When you grow up in a household that is both somehow simultaneously chaotic and emotionally constipated, you learn to zero-in on things that shut everything else around you off. Pop culture was that for me. Now, I need a way to survive this current moment in my life where rejection comes left and right, the acceptances make me crunched for time, and where witnessing the fall of American Democracy while my fellow citizens fracture themselves further and further to the extremes makes me feel like my head is exploding, and not in the good way art can sometimes do.
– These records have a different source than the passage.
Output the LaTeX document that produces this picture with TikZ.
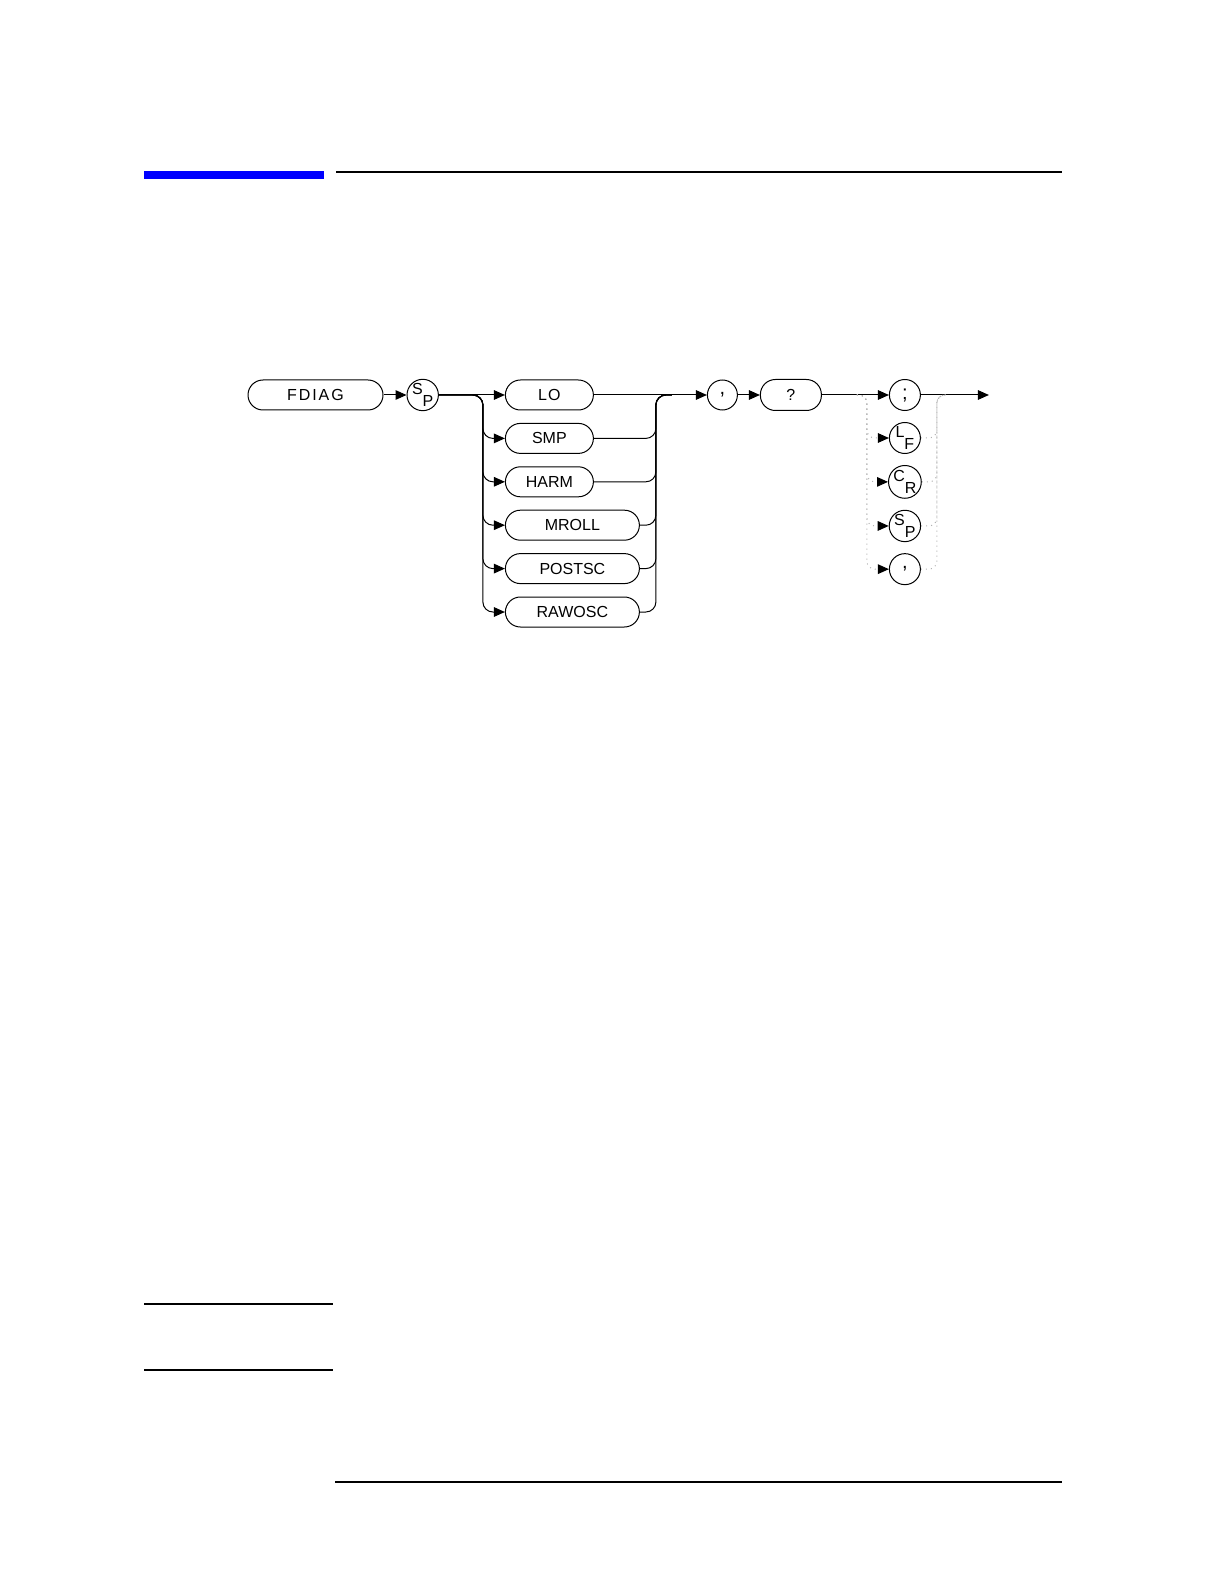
\documentclass[tikz,border=0pt]{standalone}
\usepackage{fontspec}
\setmainfont{Liberation Sans}
\usetikzlibrary{arrows.meta,positioning}

\newcommand{\twoletter}[2]{\raisebox{3pt}{#1}\raisebox{-3pt}{#2}}

\tikzset{
  box/.style={draw, line width=0.5pt, rectangle, rounded corners=7.5pt, minimum height=15pt, inner sep=0pt, font=\fontsize{8}{9.6}\selectfont},
  term/.style={draw, line width=0.5pt, circle, minimum size=15.5pt, inner sep=0pt, font=\fontsize{8}{9.6}\selectfont},
  punct/.style={font=\fontsize{10}{12}\selectfont},
  flow/.style={line width=0.5pt, -{Triangle[length=5.5pt,width=4.8pt]}},
  plain/.style={line width=0.5pt},
  opt/.style={line width=0.5pt, gray!60, dotted, -{Triangle[length=5.5pt,width=4.8pt,black]}},
  optback/.style={line width=0.5pt, gray!60, dotted}
}

\begin{document}
\begin{tikzpicture}
	\useasboundingbox (0,0) rectangle (612pt,-791pt);
	
	% page rules
	\fill[blue] (72pt,-85.4pt) rectangle (162pt,-89.5pt);
	\draw[line width=1pt] (168pt,-85.8pt) -- (531pt,-85.8pt);
	\draw[line width=0.6pt] (72pt,-652pt) -- (166.5pt,-652pt);
	\draw[line width=0.6pt] (72pt,-685pt) -- (166.5pt,-685pt);
	\draw[line width=1pt] (167.5pt,-741pt) -- (531pt,-741pt);
	
	% command and branches
	\node[box, minimum width=67.5pt] (fdiag) at (157.75pt,-197.5pt) {\addfontfeature{LetterSpace=12}FDIAG};
	\node[term, right=11.5pt of fdiag] (sp) {\twoletter{S}{P}};
	\node[box, minimum width=44pt, right=33pt of sp] (lo) {\addfontfeature{LetterSpace=8}LO};
	\node[box, minimum width=44pt, below=6.2pt of lo.south west, anchor=north west] (smp) {SMP};
	\node[box, minimum width=44pt, below=6.2pt of smp.south west, anchor=north west] (harm) {HARM};
	\node[box, minimum width=67pt, below=6.2pt of harm.south west, anchor=north west] (mroll) {MROLL};
	\node[box, minimum width=67pt, below=6.2pt of mroll.south west, anchor=north west] (postsc) {POSTSC};
	\node[box, minimum width=67pt, below=6.2pt of postsc.south west, anchor=north west] (rawosc) {RAWOSC};
	\coordinate[right=22pt of sp] (split);
	\coordinate[right=31pt of lo] (merge);
	
	% query and terminators
	\node[term, punct, minimum size=15pt, right=56.5pt of lo] (comma) {,};
	\node[box, minimum width=30.5pt, minimum height=15.5pt, right=11pt of comma] (qm) {?};
	\node[term, punct, right=33.5pt of qm] (semi) {;};
	\node[term, below=5.5pt of semi] (lf) {\twoletter{L}{F}};
	\node[term, below=5.5pt of lf] (cr) {\twoletter{C}{R}};
	\node[term, below=5.5pt of cr] (sp2) {\twoletter{S}{P}};
	\node[term, punct, below=5.5pt of sp2] (comma2) {,};
	\coordinate[right=34pt of semi] (out);
	\coordinate[left=11pt of semi] (dl);
	\coordinate[right=8pt of semi] (dr);
	
	\draw[flow] (fdiag) -- (sp);
	\draw[flow] (sp) -- (lo);
	\draw[flow, rounded corners=5pt] (sp.east) -| (split |- smp) -- (smp.west);
	\draw[flow, rounded corners=5pt] (sp.east) -| (split |- harm) -- (harm.west);
	\draw[flow, rounded corners=5pt] (sp.east) -| (split |- mroll) -- (mroll.west);
	\draw[flow, rounded corners=5pt] (sp.east) -| (split |- postsc) -- (postsc.west);
	\draw[flow, rounded corners=5pt] (sp.east) -| (split |- rawosc) -- (rawosc.west);
	
	\draw[flow] (lo) -- (comma);
	\draw[plain, rounded corners=5pt] (smp.east) -| (merge |- lo) -- ++(8pt,0);
	\draw[plain, rounded corners=5pt] (harm.east) -| (merge |- lo) -- ++(8pt,0);
	\draw[plain, rounded corners=5pt] (mroll.east) -| (merge |- lo) -- ++(8pt,0);
	\draw[plain, rounded corners=5pt] (postsc.east) -| (merge |- lo) -- ++(8pt,0);
	\draw[plain, rounded corners=5pt] (rawosc.east) -| (merge |- lo) -- ++(8pt,0);
	
	\draw[flow] (comma) -- (qm);
	\draw[flow] (qm) -- (semi);
	\draw[flow] (semi) -- (out);
	
	\draw[opt, rounded corners=4pt] ([xshift=-5pt]dl) -| (dl |- lf) -- (lf.west);
	\draw[opt, rounded corners=4pt] ([xshift=-5pt]dl) -| (dl |- cr) -- (cr.west);
	\draw[opt, rounded corners=4pt] ([xshift=-5pt]dl) -| (dl |- sp2) -- (sp2.west);
	\draw[opt, rounded corners=4pt] ([xshift=-5pt]dl) -| (dl |- comma2) -- (comma2.west);
	\draw[optback, rounded corners=4pt] (lf.east) -| (dr |- semi) -- ++(5pt,0);
	\draw[optback, rounded corners=4pt] (cr.east) -| (dr |- semi) -- ++(5pt,0);
	\draw[optback, rounded corners=4pt] (sp2.east) -| (dr |- semi) -- ++(5pt,0);
	\draw[optback, rounded corners=4pt] (comma2.east) -| (dr |- semi) -- ++(5pt,0);
\end{tikzpicture}
\end{document}
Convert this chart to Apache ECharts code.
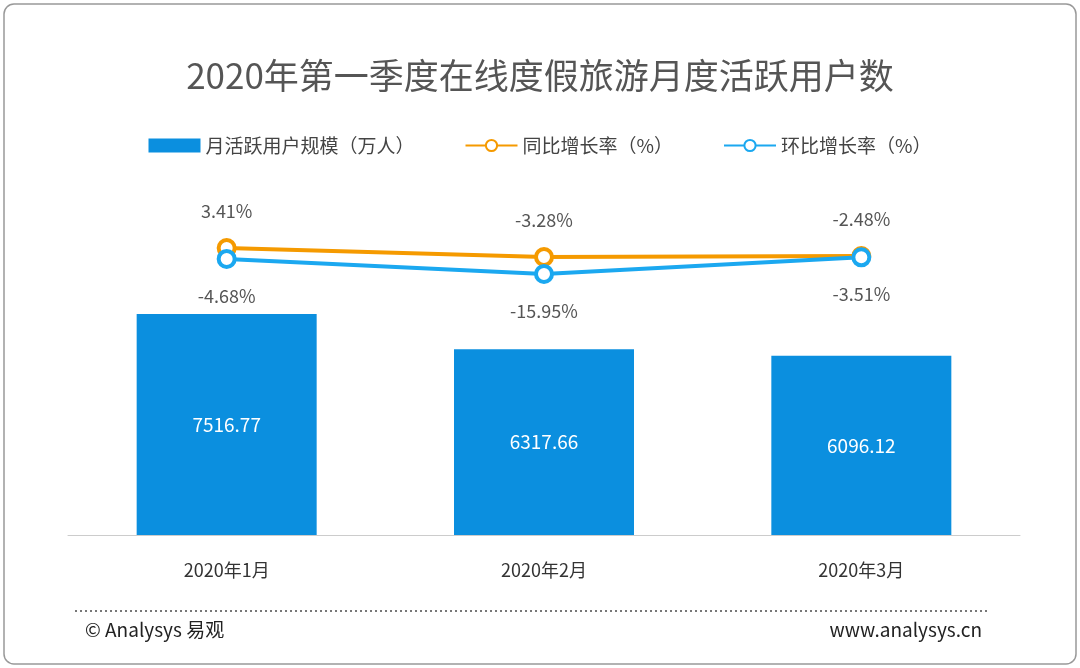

Pop culture is how I will survive this moment.
Welcome to Today in Pop Culture History
Starting today, Class Interrupted will become Today in Pop Culture History, where I select some of my favorite moments in my vast memory of pop-cultural events, or some moments that I think are particularly culturally important, even if not my favorite, and do a deep dive into their history, impact, and legacy, all for the sake of actually enjoying this practice I’ve created for myself where keeping the fingers moving over the keys and the research skills sharp was what it was really all about from the beginning.
If you came here for class commentary, fret not, for there will still be plenty of scathing class analyses within these pop culture deep dives (one cannot examine celebrity, fame, or popularity without also examining the role of capitalism inherent in all of it). But my hope is that focusing my class consciousness, as well as my other occasional sociopolitical views, on pop culture will not only be more enjoyable for me, but will be more fun for readers who might also need a fucking break from all the political hot-takes about how our world is coming to an end and everything around us is on fire.
I hope you’ll stay with me while I try something new, and if you’ve never been here before, I hope you’ll hop on along for the ride. Either way, I’ll be here, doing what I’ve always done my whole life through difficult times: hyper-fixating on the world of pop culture to quiet the chaos around me. Trust me, the chaos will always be there when you’re ready to tune back into it. But don’t we all need a little break sometimes?
I’ll see you for the first day in pop culture history later this month. Until then, go watch something you love from childhood, put on a good record, go to the farmer’s market and get some fresh berries, make some orange juice popsicles, and touch some grass. See you in a couple weeks!